Manga  > Yoshihiro Tatsumi

Abandon The Old In Tokyo s/c

Abandon The Old In Tokyo s/c back

Yoshihiro Tatsumi

Price:  £12.99

Page 45 Review by Stephen

"Excuse me. I seem to have lost my way."

Rarely have I found a quote more apposite to kick off a review.

It's book of bad decisions. Awful impulses acted on, and then immediately regretted. People lost, lonely, isolated and alienated, out of step with their times and under so much pressure in Japan of the 1960s where, as Tatsumi tells line editor Adrian Tomine, "Economic development was considered more important than the way people actually lived their lives". In lieu of actual conversations, so often the male protagonists remain silent while they're being talking at by their mothers, girlfriends or co-workers. People feeling dragged down and trapped…
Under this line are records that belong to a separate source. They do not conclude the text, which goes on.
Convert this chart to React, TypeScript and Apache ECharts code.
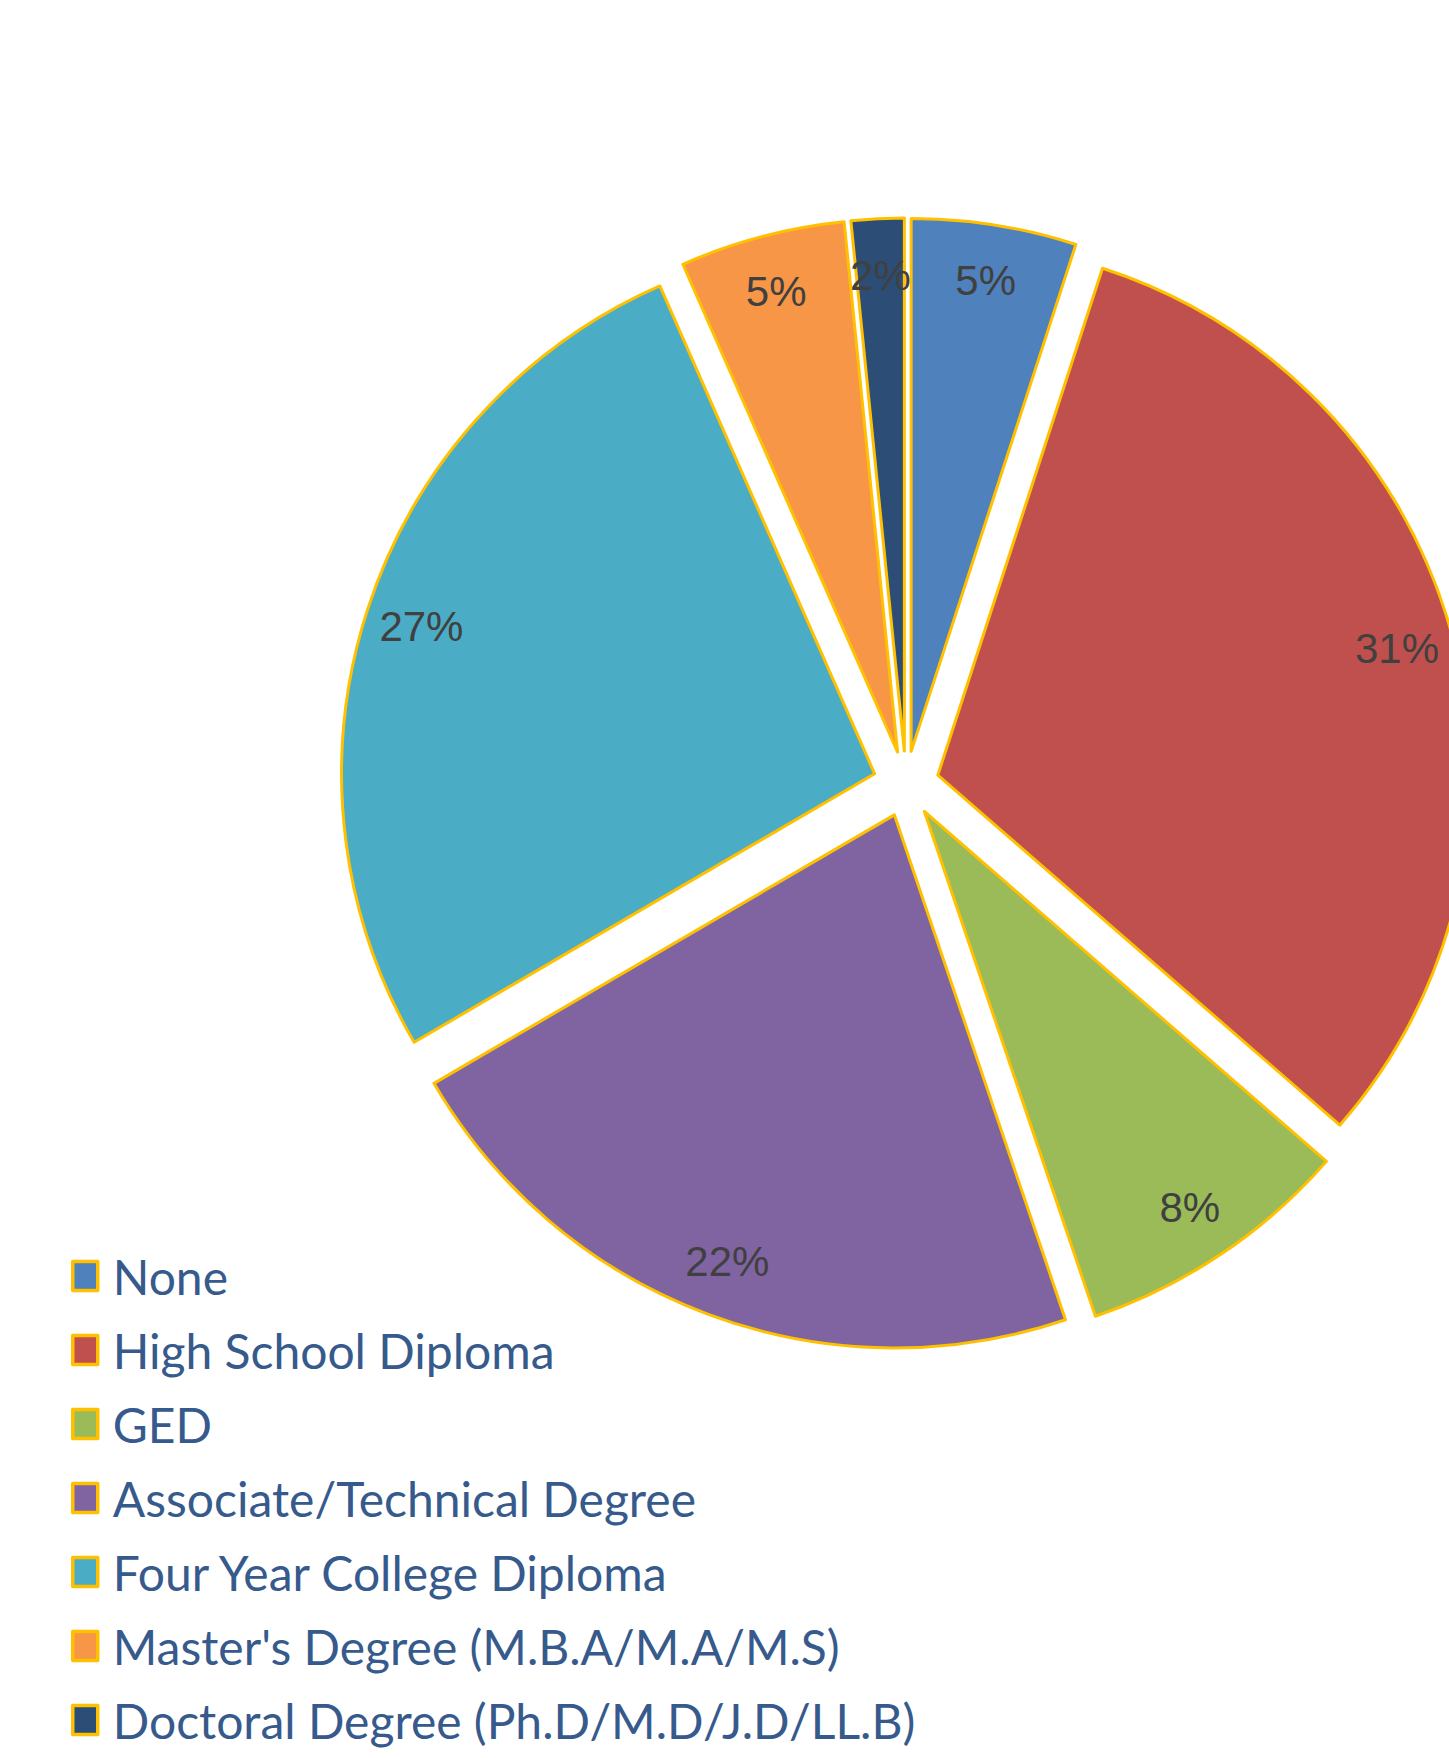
import React, { useEffect, useRef } from "react";
import * as echarts from "echarts";

const categories = [
  "None",
  "High School Diploma",
  "GED",
  "Associate/Technical Degree",
  "Four Year College Diploma",
  "Master's Degree (M.B.A/M.A/M.S)",
  "Doctoral Degree (Ph.D/M.D/J.D/LL.B)",
];
const values = [5.0, 31.4, 8.4, 21.8, 26.8, 5.0, 1.6];
const colors = ["#4F81BD", "#C0504D", "#9BBB59", "#8064A2", "#4BACC6", "#F79646", "#2C4D75"];

const BORDER = "#FFC000";

export default function App() {
  const ref = useRef<HTMLDivElement>(null);
  useEffect(() => {
    if (!ref.current) return;
    const chart = echarts.init(ref.current, undefined, { renderer: "svg" });
    const mainData = categories.map((name, i) => ({
      name,
      value: values[i],
      selected: true,
      itemStyle: { color: colors[i] },
    }));
    const labelData = categories.map((name, i) => ({
      name,
      value: values[i],
      selected: true,
    }));
    chart.setOption({
      animation: false,
      backgroundColor: "#ffffff",
      legend: {
        orient: "vertical",
        left: 66,
        top: 1246,
        data: categories,
        itemWidth: 25,
        itemHeight: 29,
        itemGap: 24,
        icon: "rect",
        selectedMode: false,
        itemStyle: { borderColor: BORDER, borderWidth: 3.5 },
        textStyle: {
          fontFamily: "Lato",
          fontSize: 48,
          lineHeight: 50,
          color: "#375A8C",
          padding: [0, 0, 0, 10],
        },
      },
      series: [
        {
          type: "pie",
          center: [906, 784],
          radius: [0, 533],
          startAngle: 90,
          clockwise: true,
          selectedMode: "multiple",
          selectedOffset: 33,
          emphasis: { disabled: true },
          label: { show: false },
          labelLine: { show: false },
          itemStyle: { borderColor: BORDER, borderWidth: 3 },
          select: { itemStyle: { borderColor: BORDER, borderWidth: 3 } },
          data: mainData,
        },
        {
          type: "pie",
          center: [906, 784],
          radius: [414, 533],
          startAngle: 90,
          clockwise: true,
          selectedMode: "multiple",
          selectedOffset: 33,
          silent: true,
          emphasis: { disabled: true },
          itemStyle: { color: "rgba(0,0,0,0)", borderWidth: 0 },
          select: { itemStyle: { color: "rgba(0,0,0,0)", borderWidth: 0 } },
          label: {
            show: true,
            position: "inside",
            formatter: (p: any) => Math.round(p.percent) + "%",
            fontFamily: "Liberation Sans",
            fontSize: 42,
            color: "#404040",
          },
          labelLine: { show: false },
          data: labelData,
        },
      ],
    });
    return () => chart.dispose();
  }, []);
  return (
    <div
      ref={ref}
      style={{ position: "absolute", left: 0, top: 0, width: 1449, height: 1758 }}
    />
  );
}
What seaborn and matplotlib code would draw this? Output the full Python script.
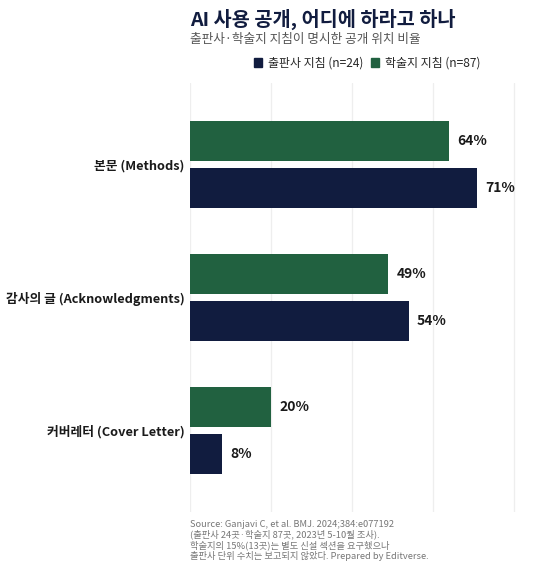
import matplotlib
matplotlib.use("Agg")
import matplotlib.pyplot as plt
from matplotlib.patches import Patch
import seaborn as sns
import pandas as pd

# data
categories = ["본문 (Methods)", "감사의 글 (Acknowledgments)", "커버레터 (Cover Letter)"]
journal_pct = [64, 49, 20]      # 학술지 지침 (n=87)
publisher_pct = [71, 54, 8]     # 출판사 지침 (n=24)
series_names = ["학술지 지침 (n=87)", "출판사 지침 (n=24)"]

NAVY = "#111c3f"
GREEN = "#216140"

df = pd.DataFrame({
    "category": categories * 2,
    "series": [series_names[0]] * 3 + [series_names[1]] * 3,
    "pct": journal_pct + publisher_pct,
})

sns.set_theme(style="white")
plt.rcParams["font.family"] = ["Noto Sans CJK KR", "DejaVu Sans"]

fig = plt.figure(figsize=(5.6, 5.71), dpi=100)
ax = fig.add_axes([0.3393, 0.1033, 0.636, 0.7513])

sns.barplot(data=df, y="category", x="pct", hue="series", orient="h",
            hue_order=series_names, palette=[GREEN, NAVY], saturation=1,
            width=0.71, gap=0.15, linewidth=0, legend=False, ax=ax)

for cont in ax.containers:
    ax.bar_label(cont, fmt="%d%%", padding=6, fontsize=10, fontweight="bold", color="#1a1a1a")

ax.set_xlim(0, 88)
ax.set_ylim(2.61, -0.61)
ax.set_xticks([0, 20, 40, 60, 80])
ax.set_xticklabels([])
ax.tick_params(axis="both", length=0)
ax.tick_params(axis="y", labelsize=9.2, pad=4)
for lab in ax.get_yticklabels():
    lab.set_fontweight("bold")
    lab.set_color("#1a1a1a")
ax.set_xlabel("")
ax.set_ylabel("")
ax.xaxis.grid(True, color="#eeeeee", linewidth=0.9)
ax.set_axisbelow(True)
sns.despine(ax=ax, left=True, bottom=True)

# title / subtitle
fig.text(190 / 560, 1 - 19 / 571, "AI 사용 공개, 어디에 하라고 하나", fontsize=14.2,
         fontweight="bold", color=NAVY, ha="left", va="center")
fig.text(190 / 560, 1 - 40 / 571, "출판사·학술지 지침이 명시한 공개 위치 비율", fontsize=9.1,
         color="#555555", ha="left", va="center")

# legend: publisher first like the reference
handles = [Patch(color=NAVY), Patch(color=GREEN)]
fig.legend(handles, [series_names[1], series_names[0]], loc="center",
           bbox_to_anchor=(367 / 560, 1 - 63 / 571), ncol=2, frameon=False,
           fontsize=8.6, handlelength=0.7, handleheight=0.7, handletextpad=0.5,
           columnspacing=0.6)

footer = ("Source: Ganjavi C, et al. BMJ. 2024;384:e077192\n"
          "(출판사 24곳·학술지 87곳, 2023년 5-10월 조사).\n"
          "학술지의 15%(13곳)는 별도 신설 섹션을 요구했으나\n"
          "출판사 단위 수치는 보고되지 않았다. Prepared by Editverse.")
fig.text(190 / 560, 1 - 520 / 571, footer, fontsize=6.7, color="#777777",
         ha="left", va="top", linespacing=1.12)

fig.savefig("out.png", dpi=100)
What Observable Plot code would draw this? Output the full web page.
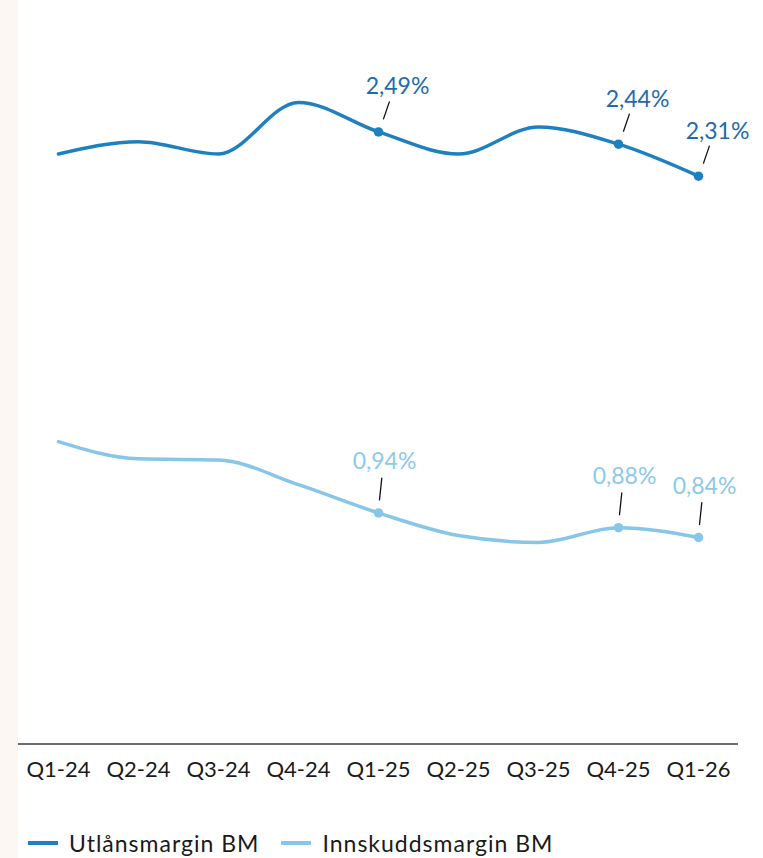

And over and over again things are thrown away. Not just worn-out yet still serviceable household objects, but marriages, people and pets. There's a scene in a zoo involving monkeys which you simply will not believe. Also, jobs are lost, limbs are lost and businesses go under. Sex is far from celebrated, either, but an object of obsession or revulsion. It's pretty dark but far from bleak, such is the beguiling quality of each short narrative; I don't think comparisons with Eisner are out of order. Occasionally an element of horror creeps in, but even then it's in service to the thematic content summed up beautifully here:

"Please help me… I fell down this hole… I can't get out."

We also have new softcover editions of THE PUSH MAN AND OTHER STORIES and GOOD-BYE as reviewed by Tom. I don't know why we never got around to reviewing ABANDON THE OLD IN TOKYO before. It begins with a man on the toilet; it ends with a man down the sewers.